Updated by Anonymous almost 6 years ago
As per my thread on reddit, https://www.reddit.com/r/PFSENSE/comments/9wjjo2/sg3100_hard_crash/
After updating my sg3100 to the latest 2.4.4-RELEASE-p1,i re enabled Use SSL/TLS for outgoing DNS Queries to Forwarding Servers.
My box then did the typical hard crash after a day.
Let me know if you need anything to help debug this.
Updated by Anonymous almost 6 years ago
Ben Hohendorf wrote:
As per my thread on reddit, https://www.reddit.com/r/PFSENSE/comments/9wjjo2/sg3100_hard_crash/
After updating my sg3100 to the latest 2.4.4-RELEASE-p1,i re enabled Use SSL/TLS for outgoing DNS Queries to Forwarding Servers.

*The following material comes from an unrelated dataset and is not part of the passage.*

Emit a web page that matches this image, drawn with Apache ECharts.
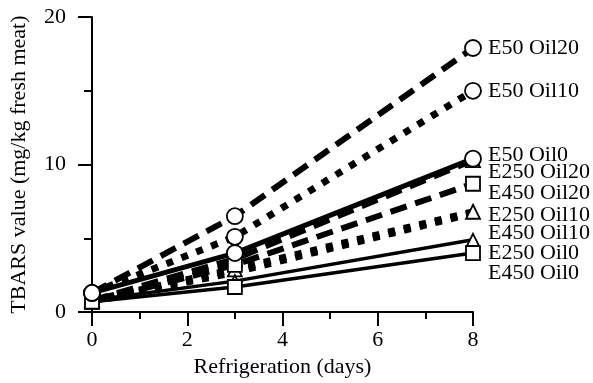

My box then did the typical hard crash after a day.Let me know if you need anything to help debug this.
Ben you could try the
server: so-reuseport: no
in the advanced settings? As Isaac McDonald suggests, the lack of being threaded can cause a DoS (But note I have NO basis/evidence to support that claim!)
Regardless, this bug probably is not the right place to discuss your problems - I would go back to the forums and if a concrete reason for the problems you're experiencing can be found, another ticket specific to that issue should be raised.